MSF soigne actuellement 35.000 malades du sida par anti-rétroviraux dans près de 30 pays. "Aujourd'hui, le prix des tri-thérapies utilisées par MSF dans ses programmes VIH/sida est de moins de 250 $ par patient et par an, explique Fernando Pascual, pharmacien et l'un des auteurs du rapport de MSF. Ce coût n'a été rendu possible que parce qu'il n'existait pas encore de brevets sur les médicaments dans les principaux pays fabricants comme le Brésil et l'Inde, et parce que ces génériques ont permis de concurrencer les médicaments de marque, qui, en 2000, proposaient des tri-thérapies à 10.000 $ par patient et par an.
Mais, les malades déjà traités par anti-rétroviraux vont inéluctablement devoir être mis sous une nouvelle ligne de traitement (traitement de deuxième ou de troisième ligne), lorsque le virus aura développé des résistances. Or, les nouvelles molécules produis par les grands laboratoires ont déjà un coût très élevé. Il n'existe pas aujourd'hui de versions génériques de ces nouveaux médicaments et il n'en existera pas avant de nombreuses années.
En effet, le 1er janvier 2005, l'Inde, l'un des principaux pays fournisseurs d'ARV génériques, a dû intégrer dans sa législation l'Accord sur les aspects des droits de propriété intellectuelle de l'Organisation mondiale du commerce (OMC) et doit donc délivrer des brevets sur les médicaments pour une durée de 20 ans minimum. Ainsi, pour les nouveaux médicaments, le détenteur d'un brevet sera désormais le seul producteur possible. Les fabricants de génériques ne pouvant le copier, ce fournisseur unique pourra fixer un prix de monopole sur ces nouveaux médicaments.
" Dans nos programmes, le nombre de patients traités avec une seconde ligne de traitement est encore peu élevé, mais le coût de ces traitements est exorbitant", explique le Dr Felipe Garcia de la Vega, spécialiste du sida pour la campagne d'Accès aux médicaments essentiels de MSF. Ainsi, au Guatemala, MSF soigne par ARV 1.700 personnes atteintes du VIH/sida. 11 d'entre elles ont dû être mises sous une seconde ligne de traitement, utilisant notamment le lopinavir/ritonavir (Kaletra® du laboratoire Abbot). Abbott vend son médicament au prix de 2,66 $ la gélule. Ainsi, MSF dépense plus de 5 800 $ par malade et par an pour ce seul médicament. "
L'OMS estime désormais que, sur les 6,5 millions de personnes ayant un besoin urgent d'ARV dans les pays en développement, seul un million en bénéficie. La majorité de ces malades suit actuellement des traitements de première ligne, mais un certain nombre d'entre eux auront besoin de traitements de seconde ligne dans quelques années.
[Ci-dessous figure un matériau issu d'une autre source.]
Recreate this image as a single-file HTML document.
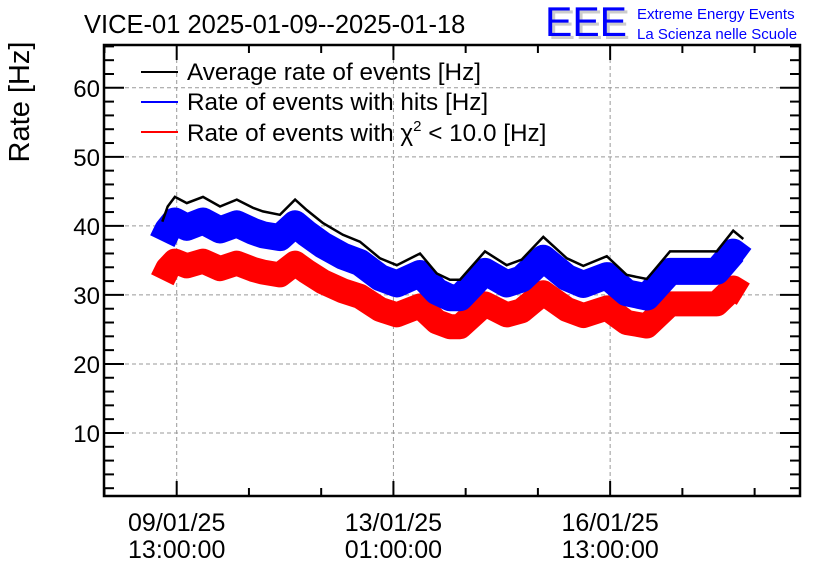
<!DOCTYPE html>
<html><head><meta charset="utf-8"><style>
body{margin:0;background:#fff;}
svg{display:block;font-family:"Liberation Sans",sans-serif;}
</style></head><body>
<svg id="chart" width="836" height="572" viewBox="0 0 836 572">
<text x="84" y="33" font-size="25.5" fill="#000">VICE-01 2025-01-09--2025-01-18</text>
<g>
<text x="548" y="39" font-size="42" fill="#ccc" textLength="82" lengthAdjust="spacingAndGlyphs">EEE</text>
<text x="545" y="36" font-size="42" fill="#0000ff" textLength="82" lengthAdjust="spacingAndGlyphs">EEE</text>
<text x="637" y="19" font-size="15" fill="#0000ff">Extreme Energy Events</text>
<text x="637" y="39" font-size="15" fill="#0000ff">La Scienza nelle Scuole</text>
</g>
<text transform="translate(29,102) rotate(-90)" text-anchor="middle" font-size="29">Rate [Hz]</text>
<g id="grid"></g>
<g id="series"></g>
<g id="axes"></g>
<g>
<g><line x1="141" y1="72" x2="178" y2="72" stroke="#000" stroke-width="2"/><text x="187" y="80" font-size="24.3">Average rate of events [Hz]</text></g>
<g><line x1="141" y1="102" x2="178" y2="102" stroke="#0000ff" stroke-width="2"/><text x="187" y="110" font-size="24.3">Rate of events with hits [Hz]</text></g>
<g><line x1="141" y1="132" x2="178" y2="132" stroke="#ff0000" stroke-width="2"/><text x="187" y="141" font-size="24.3">Rate of events with χ<tspan font-size="15" dy="-10">2</tspan><tspan dy="10"> &lt; 10.0 [Hz]</tspan></text></g>
</g>
</svg>
<script>
const hours=[-5.6,-3.5,-0.7,3.9,10.2,16.8,23.3,29.6,33.4,40,45.9,50.4,56.7,64.4,71,78.8,85.3,94.3,100.8,105.9,109.8,119.5,127.9,133.7,142.1,151.2,157.6,166.7,174.4,182.2,191.2,200.2,209.3,215.7,219.6];
const avgRate=[40.6,42.8,44.2,43.3,44.2,42.8,43.8,42.6,42.1,41.6,43.8,42.3,40.4,38.7,37.7,35.3,34.3,36.0,33.1,32.2,32.2,36.3,34.3,35.1,38.4,35.3,34.2,35.6,32.9,32.3,36.3,36.3,36.3,39.3,38.1];
const hitsRate=[37.8,39.4,40.7,39.8,40.7,39.4,40.3,39.2,38.7,38.3,40.3,38.9,37.2,35.6,34.7,32.5,31.6,33.1,30.5,29.6,29.6,33.4,31.6,32.3,35.3,32.5,31.5,32.8,30.3,29.7,33.4,33.4,33.4,36.2,35.1];
const chi2Rate=[32.2,33.8,34.9,34.2,34.9,33.8,34.6,33.7,33.3,32.9,34.6,33.4,31.9,30.6,29.8,27.9,27.1,28.4,26.1,25.4,25.4,28.7,27.1,27.7,30.3,27.9,27.0,28.1,26.0,25.5,28.7,28.7,28.7,31.0,30.1];
const yTicks=[10,20,30,40,50,60];
const xTickHours=[0,84,168];
const xTickLabels=[["09/01/25","13:00:00"],["13/01/25","01:00:00"],["16/01/25","13:00:00"]];

const L=104,R=800,T=45,B=496;
const yMin=0.87,yMax=66.2;
const x0px=176.7,pxPerHour=2.58;
const X=h=>x0px+h*pxPerHour;
const Y=v=>B-(v-yMin)/(yMax-yMin)*(B-T);
const NS="http://www.w3.org/2000/svg";
function mk(tag,attrs,parent){const e=document.createElementNS(NS,tag);for(const k in attrs)e.setAttribute(k,attrs[k]);parent.appendChild(e);return e;}
const grid=document.getElementById('grid'),series=document.getElementById('series'),axes=document.getElementById('axes');

yTicks.forEach(v=>{
  const g=mk('line',{x1:L,x2:R,y1:Y(v),y2:Y(v),stroke:'#999','stroke-dasharray':'4,3','stroke-width':1},grid);
  
  
  const t=mk('text',{x:L-4,y:Y(v)+9,'text-anchor':'end','font-size':24},axes);
  t.textContent=v;
  
  
});
xTickHours.forEach((h,i)=>{
  const g=mk('line',{x1:X(h),x2:X(h),y1:T,y2:B,stroke:'#999','stroke-dasharray':'4,3','stroke-width':1},grid);
  
  
  xTickLabels[i].forEach((s,j)=>{
    const t=mk('text',{x:X(h),y:531+j*27,'text-anchor':'middle','font-size':25},axes);
    t.textContent=s;
    
    
  });
});
for(let v=2;v<yMax;v+=2){
  const major=v%10===0, len=major?20:10;
  mk('line',{x1:L,x2:L+len,y1:Y(v),y2:Y(v),stroke:'#000','stroke-width':2},axes);
  mk('line',{x1:R,x2:R-len,y1:Y(v),y2:Y(v),stroke:'#000','stroke-width':2},axes);
}
for(let h=-28;X(h)<R;h+=28){
  if(X(h)<L)continue;
  const major=h%84===0, len=major?15:8;
  mk('line',{x1:X(h),x2:X(h),y1:B,y2:B-len,stroke:'#000','stroke-width':2},axes);
  mk('line',{x1:X(h),x2:X(h),y1:T,y2:T+len,stroke:'#000','stroke-width':2},axes);
}
const fr=mk('rect',{x:L,y:T,width:R-L,height:B-T,fill:'none',stroke:'#000','stroke-width':2.5},axes);



function pts(arr){return hours.map((h,i)=>X(h).toFixed(1)+','+Y(arr[i]).toFixed(1)).join(' ');}
const red=mk('polyline',{points:pts(chi2Rate),fill:'none',stroke:'#ff0000','stroke-width':25,'stroke-linejoin':'round','stroke-linecap':'butt'},series);


const blue=mk('polyline',{points:pts(hitsRate),fill:'none',stroke:'#0000ff','stroke-width':27,'stroke-linejoin':'round','stroke-linecap':'butt'},series);


const blk=mk('polyline',{points:pts(avgRate),fill:'none',stroke:'#000','stroke-width':2.5},series);


</script>
</body></html>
C'est déjà le cas au Brésil qui a mis en place un programme national de traitement du sida depuis 1996. Aujourd'hui, le pays consacre 63 % du total de son budget pour seulement trois médicaments (le lopinavir / ritonavir d'Abbott, le tenofovir de Gilead et l'efavirenz de Merck).
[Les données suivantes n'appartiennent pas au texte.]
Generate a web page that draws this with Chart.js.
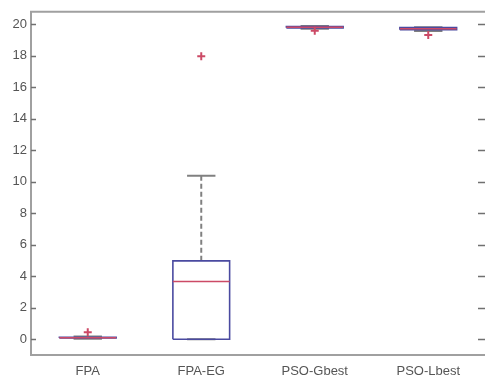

De plus, selon le rapport MSF, le système de prix réduits mis en place par les laboratoires pour les pays en développement n'est pas non plus suffisant pour garantir un accès abordable aux médicaments, ni aujourd'hui et encore moins dans le futur. Ce système de prix différenciés pose trois types de problèmes :
- Certains médicaments qui ne sont produits que par un seul fabricant sont tout simplement très chers. C'est le cas de l'Abacavir de GlaxoSmithKline qui atteint plus de 800 $ par patient et par an dans les pays en développement
- Les prix annoncés par les sociétés pharmaceutiques ne sont que des effets d'annonce, soit parce que les fabricants n'ont pas enregistré leurs médicaments dans un pays, soit parce qu'ils ne sont tout simplement pas commercialisés. C'est le cas de certains médicaments brevetés au Mozambique et au Cambodge, ou de certains médicaments génériques en Amérique latine
- Enfin, certaines compagnies pharmaceutiques n'offrent pas de prix réduits aux pays à revenu intermédiaire.
Si l'accès aux médicaments reste limité pour les adultes, celui des traitements anti-rétroviraux pour les enfants est encore plus restreint. Parce que les enfants ne représentent pas un marché dans les pays riches, les laboratoires n'ont pas développé des formules pédiatriques pour toutes les molécules anti-rétrovirales. Quand elles existent, elles sont d'un prix très élevé. Ainsi, traiter un enfant malade du sida coûte 4 fois plus cher que de soigner un adulte.